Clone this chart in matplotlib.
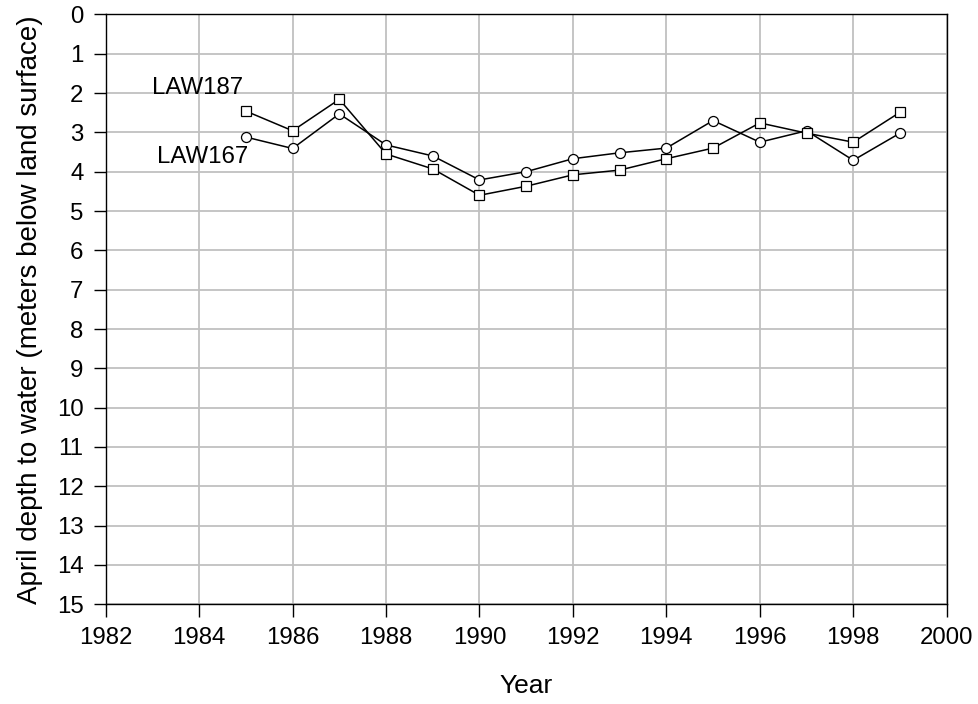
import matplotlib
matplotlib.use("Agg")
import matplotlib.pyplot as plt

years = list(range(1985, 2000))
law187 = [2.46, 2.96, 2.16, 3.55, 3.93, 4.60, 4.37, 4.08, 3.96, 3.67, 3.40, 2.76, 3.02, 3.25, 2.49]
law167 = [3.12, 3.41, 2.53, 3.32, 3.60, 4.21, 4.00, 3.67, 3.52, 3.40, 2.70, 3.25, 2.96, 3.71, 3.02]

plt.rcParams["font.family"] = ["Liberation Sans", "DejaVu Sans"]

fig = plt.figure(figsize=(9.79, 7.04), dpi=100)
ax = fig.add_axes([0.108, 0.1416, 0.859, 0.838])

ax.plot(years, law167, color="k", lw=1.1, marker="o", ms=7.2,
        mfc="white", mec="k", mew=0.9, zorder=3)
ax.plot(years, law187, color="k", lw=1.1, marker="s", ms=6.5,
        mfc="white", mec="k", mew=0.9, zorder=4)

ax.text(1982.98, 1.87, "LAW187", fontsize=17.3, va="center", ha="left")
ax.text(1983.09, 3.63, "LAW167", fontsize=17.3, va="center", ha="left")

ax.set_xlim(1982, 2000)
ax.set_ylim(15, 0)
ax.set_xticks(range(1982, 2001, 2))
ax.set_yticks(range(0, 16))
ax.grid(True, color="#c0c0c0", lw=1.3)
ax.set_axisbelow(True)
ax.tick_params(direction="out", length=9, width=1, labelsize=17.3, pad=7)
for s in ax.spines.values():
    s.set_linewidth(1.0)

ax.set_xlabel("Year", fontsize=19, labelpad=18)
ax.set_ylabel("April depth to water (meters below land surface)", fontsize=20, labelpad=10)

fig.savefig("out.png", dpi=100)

_ _ _ _ _ _ _

**Task prompt:** All of the data above should be transcribed verbatim, with pictures omitted.

**Solved exercise:**
Clone this chart in matplotlib.
import matplotlib
matplotlib.use("Agg")
import matplotlib.pyplot as plt

years = list(range(1985, 2000))
law187 = [2.46, 2.96, 2.16, 3.55, 3.93, 4.60, 4.37, 4.08, 3.96, 3.67, 3.40, 2.76, 3.02, 3.25, 2.49]
law167 = [3.12, 3.41, 2.53, 3.32, 3.60, 4.21, 4.00, 3.67, 3.52, 3.40, 2.70, 3.25, 2.96, 3.71, 3.02]

plt.rcParams["font.family"] = ["Liberation Sans", "DejaVu Sans"]

fig = plt.figure(figsize=(9.79, 7.04), dpi=100)
ax = fig.add_axes([0.108, 0.1416, 0.859, 0.838])

ax.plot(years, law167, color="k", lw=1.1, marker="o", ms=7.2,
        mfc="white", mec="k", mew=0.9, zorder=3)
ax.plot(years, law187, color="k", lw=1.1, marker="s", ms=6.5,
        mfc="white", mec="k", mew=0.9, zorder=4)

ax.text(1982.98, 1.87, "LAW187", fontsize=17.3, va="center", ha="left")
ax.text(1983.09, 3.63, "LAW167", fontsize=17.3, va="center", ha="left")

ax.set_xlim(1982, 2000)
ax.set_ylim(15, 0)
ax.set_xticks(range(1982, 2001, 2))
ax.set_yticks(range(0, 16))
ax.grid(True, color="#c0c0c0", lw=1.3)
ax.set_axisbelow(True)
ax.tick_params(direction="out", length=9, width=1, labelsize=17.3, pad=7)
for s in ax.spines.values():
    s.set_linewidth(1.0)

ax.set_xlabel("Year", fontsize=19, labelpad=18)
ax.set_ylabel("April depth to water (meters below land surface)", fontsize=20, labelpad=10)

fig.savefig("out.png", dpi=100)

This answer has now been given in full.